S: Kof played a big part in the project and laid backing vocals on a few tracks, so it was only right that we recorded a track together for the album. We’d worked with Jamie Broad on a few occasions in the past and I knew his style of hip hop would suit the style of music we were making, so we had to get him involved on a couple of tunes. The same with Shak Omar. I hadn’t worked with him previously but I knew his style would complement the sound of the album. Can’t forget TyTy, his feature was a funny story; we’d never met before but our studio sessions overlapped and he was waiting for a lift and asked if he could sit in on our session. Midway through the song he said he thought he had a bar that would suit the track, so we let him get in the booth and do his thing and he smashed it! Big shout to man like TyTy for that one, he made the tune a belter!

NJ: With regards to the camaraderie, I believe there is, especially between certain sets of artists. I think DJ 2Kind’s L100 Radio Show helped accommodate this as it provided a time and place for a lot of Liverpool and the North West’s urban artists to showcase their music as well the various L100 cyphers and live performances which allowed artists that wouldn’t have usually worked together to come together and unite their talents.

PS: Have you found it difficult as a rapper and R&B singer in the Liverpool music scene, which has traditionally ignored those genres?

NJ: Yes and no. Yes in a sense because Liverpool’s music scene in general does tend to cater more for indie rock music and bands, but I do believe the urban music scene is on the rise in Liverpool with more hip hop, R&B and grime events popping up at more and more venues across the city, so hopefully this means that rappers and R&B singers alike will begin to get the recognition and gratification they deserve.

S: At times, for example when it comes to set times and stages at multi-genre events and festivals we seem to get overlooked in the city, although things do seem to be moving in the right direction.

PS: How do you combat that?

NJ: Just by maintaining a positive mind state that is focused on the original incentive of why we make music in the first place, which is to create art that we can be proud of as as well as it being a creative outlet.

S: It’s just about networking and slowly but surely changing people’s opinion on hip hop and grime. There are more events that showcase bands and DJ’s because that seems to be what people want to spend money on to go and listen to, that’s why it’s harder to get the exposure needed for our genre to move towards the forefront.

PS: So it is getting better?

NJ: Yes as I said, I think the urban music scene in the city is definitely on the rise, I’m excited to see how it will further evolve in the future.

S: I’ve noticed more local artists involved in bigger events as of late which is always good to see. But we need more places and events that cater for local artists without there being a big named headliner on the bill.

PS: It is nice to see the guys who often make up the L100 Cypher get into some bigger gigs at the moment, even if you do seem to be placed unfairly low on the bill. I was stuck outside in the queue during the performance, but I saw the footage of the crowd for you guys at LIMF. What was that experience like?

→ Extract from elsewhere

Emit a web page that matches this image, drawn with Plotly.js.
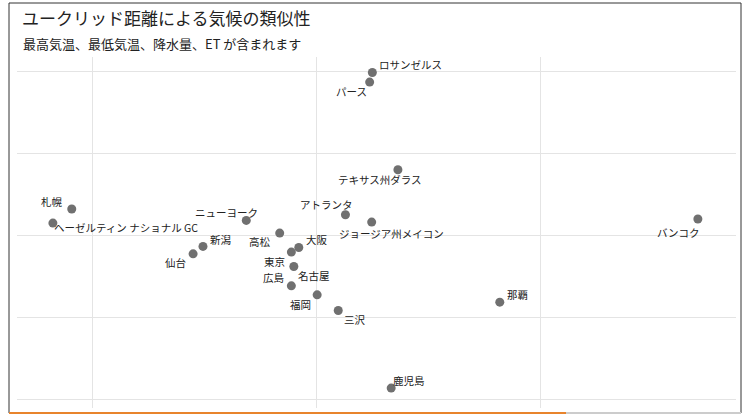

NJ: I loved performing at this year’s LIMF! The whole day was brilliant from start to finish. From the nice weather and the acts that performed to the general positive atmosphere. It’s nice to see so many people from around the city come together in one place to appreciate music.

S: To be honest, festivals are probably my favourite type of events to perform at. For me there’s nothing better than being able to go and watch other acts and get involved in the atmosphere and it’s always a pleasure to perform as part of the L100.

PS: Do either of you have any more projects in the pipeline at the moment?

S: I’m in the writing process at the minute, acquiring beats and stacking tunes ready to go and record. I’m looking to drop a solo EP this winter.

NJ: As well as the project I’m working on with Miss Deep and Iona Fazer, I’m also working on some solo stuff, as is Saint, but you can definitely expect some more music from us together as a collaborative in the near future!


Still I Kept The Substance is out now.